SMS for Unsold Estimates Follow-Ups is now available with Marketing Pro. Drive higher response rates and close more unsold estimates with automated SMS follow-ups that complement your email marketing.

Finally, as a bonus tip, Dale suggests creating a short video follow-up to send to prospective customers. Sales agents or techs can use their smartphones to take the video, then embed it in a text or email. Not only can you thank the customer for their interest in your services and products, but also share links to other products, club memberships, and more.

“Would a video touch a person a little bit differently? Can you imagine from a technician, the first thing they did in the morning before they started to run the calls, they looked at all of the calls they ran yesterday and they shot a video for each one of them. Sometimes it's simply, ‘Thank you for allowing us to get you up and running,’” Dale says. 

“When I’m trying to reach out to certain clients, I may send emails or resources, I may even call and text, and those sometimes fall on deaf ears. But when I send the video out, they watch it. It's pretty simple and it's different,” he adds.

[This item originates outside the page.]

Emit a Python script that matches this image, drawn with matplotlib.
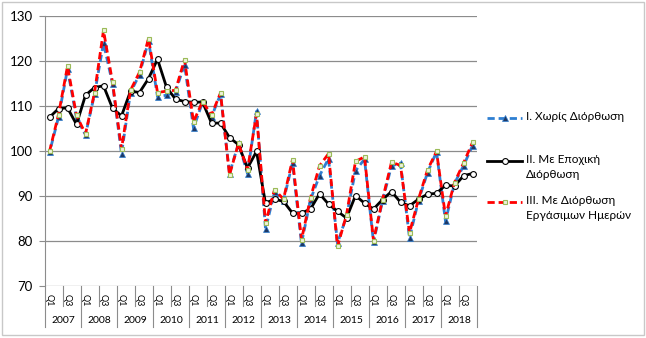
import matplotlib
matplotlib.use("Agg")
import matplotlib.pyplot as plt
import numpy as np
from matplotlib.lines import Line2D
from matplotlib.patches import Rectangle

plt.rcParams['font.family'] = ['Lato', 'DejaVu Sans']

years = [str(y) for y in range(2007, 2019)]
quarters = ["Q1", "Q2", "Q3", "Q4"]

# I. unadjusted
raw = [99.7, 107.5, 118.2, 107.3, 103.6, 112.6, 124.0, 115.0, 99.4, 113.0, 117.0, 124.5,
       112.1, 112.4, 113.2, 119.2, 105.1, 110.8, 107.6, 112.6, 95.0, 101.7, 95.0, 108.8,
       82.7, 90.8, 89.0, 97.3, 79.5, 89.2, 94.5, 98.3, 79.5, 85.5, 95.6, 98.2,
       79.7, 88.9, 96.7, 97.3, 80.7, 89.0, 95.2, 99.8, 84.4, 92.8, 96.7, 101.2]
# II. seasonally adjusted
seas = [107.5, 109.4, 109.6, 105.9, 112.4, 114.1, 114.5, 109.5, 107.8, 113.3, 113.0, 116.1,
        120.4, 114.2, 111.5, 111.0, 110.8, 110.9, 106.2, 106.2, 103.0, 101.4, 96.2, 99.9,
        88.4, 89.3, 88.8, 86.2, 86.2, 87.1, 90.5, 88.2, 86.6, 85.1, 90.1, 88.4,
        87.1, 89.2, 91.0, 88.6, 87.8, 89.3, 90.4, 90.6, 92.4, 92.2, 94.5, 95.0]
# III. working-day adjusted
wday = [99.9, 108.1, 118.8, 107.9, 103.8, 112.9, 126.8, 115.3, 100.4, 113.5, 117.5, 125.0,
        113.0, 113.3, 113.5, 120.3, 106.5, 111.0, 108.0, 112.9, 94.7, 101.7, 95.8, 108.3,
        84.0, 91.4, 89.3, 98.1, 80.3, 89.6, 96.7, 99.4, 78.8, 85.8, 97.7, 98.7,
        80.1, 89.2, 97.5, 96.8, 81.8, 89.3, 95.8, 99.9, 85.5, 93.0, 97.3, 101.9]

labels = ["I. Χωρίς Διόρθωση", "II. Με Εποχική\nΔιόρθωση", "III. Με Διόρθωση\nΕργάσιμων Ημερών"]

W, H = 646, 338
fig = plt.figure(figsize=(W / 100, H / 100), dpi=100)
ax = fig.add_axes([45 / W, (H - 286) / H, 432 / W, 270 / H])

x = np.arange(len(raw))
grey = "#8c8c8c"

blue_style = dict(color="#2E7FD2", lw=2.0, linestyle=(1.8, (2.6, 1.4)),
                  marker="^", ms=4.0, mfc="#1F3864", mec="#2E7FD2", mew=0.5, zorder=3)
black_style = dict(color="black", lw=2.0, marker="o", ms=4.2, mfc="white",
                   mec="black", mew=0.8, zorder=4)
red_style = dict(color="#FF0000", lw=2.0, linestyle=(0, (2.6, 1.4)),
                 marker="s", ms=3.0, mfc="#EEF3DC", mec="#9BBB59", mew=0.8, zorder=5)

ax.plot(x, raw, **blue_style)
ax.plot(x, seas, **black_style)
ax.plot(x, wday, **red_style)

ax.set_xlim(-0.5, len(raw) - 0.5)
ax.set_ylim(70, 130)
ax.set_yticks(range(70, 131, 10))
ax.yaxis.grid(True, color=grey, lw=0.9)
ax.set_axisbelow(True)
ax.tick_params(axis="y", length=4, color=grey, labelsize=9.5, pad=5)
ax.set_xticks([])
for side in ["top", "right", "bottom"]:
    ax.spines[side].set_visible(False)
ax.spines["left"].set_color(grey)

# two-level category axis
tr = ax.get_xaxis_transform()
for i in range(len(raw)):
    if i % 2 == 0:
        ax.text(i, -0.052, quarters[i % 4], transform=tr, rotation=270,
                ha="center", va="center", fontsize=6.5, clip_on=False)
for k in range(0, len(raw) + 1, 2):
    bottom = -0.152 if k % 4 == 0 else -0.074
    ax.plot([k - 0.5, k - 0.5], [0, bottom], transform=tr, color=grey,
            lw=0.8, clip_on=False)
for j, yr in enumerate(years):
    ax.text(4 * j + 1.5, -0.127, yr, transform=tr, ha="center", va="center",
            fontsize=7.5, clip_on=False)

# legend drawn by hand
def fx(px):
    return px / W

def fy(py):
    return 1 - py / H

entries = [(118, blue_style, labels[0]), (161, black_style, labels[1]), (202, red_style, labels[2])]
for ypx, st, lab in entries:
    st = dict(st)
    st.pop("zorder")
    if isinstance(st.get("linestyle"), tuple):
        st["linestyle"] = (0, st["linestyle"][1])
    fig.add_artist(Line2D([fx(487), fx(522)], [fy(ypx), fy(ypx)], markevery=[], **st))
    mk = {k: v for k, v in st.items() if k in ("marker", "ms", "mfc", "mec", "mew")}
    fig.add_artist(Line2D([fx(504.5)], [fy(ypx)], linestyle="none", **mk))
    fig.text(fx(526), fy(ypx - 7), lab, ha="left", va="top", fontsize=8.5,
             linespacing=1.45, transform=fig.transFigure)

fig.add_artist(Rectangle((fx(2), fy(335)), fx(642), 333 / H, transform=fig.transFigure,
                         fill=False, edgecolor="#c8c8c8", lw=1.0))

fig.savefig("out.png", dpi=100)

And finally, train your technicians to “serve,” not “sell,” Dale says.

“I don't want you to sell anything. Just serve the customer, educate them,” Dale says. “I don't even call them technicians anymore, I call them service professionals. Become trusted advisors, that's what that person is, a trusted advisor. The customer wanted that product. We just need to push them over the edge a little bit to say yes by serving them.”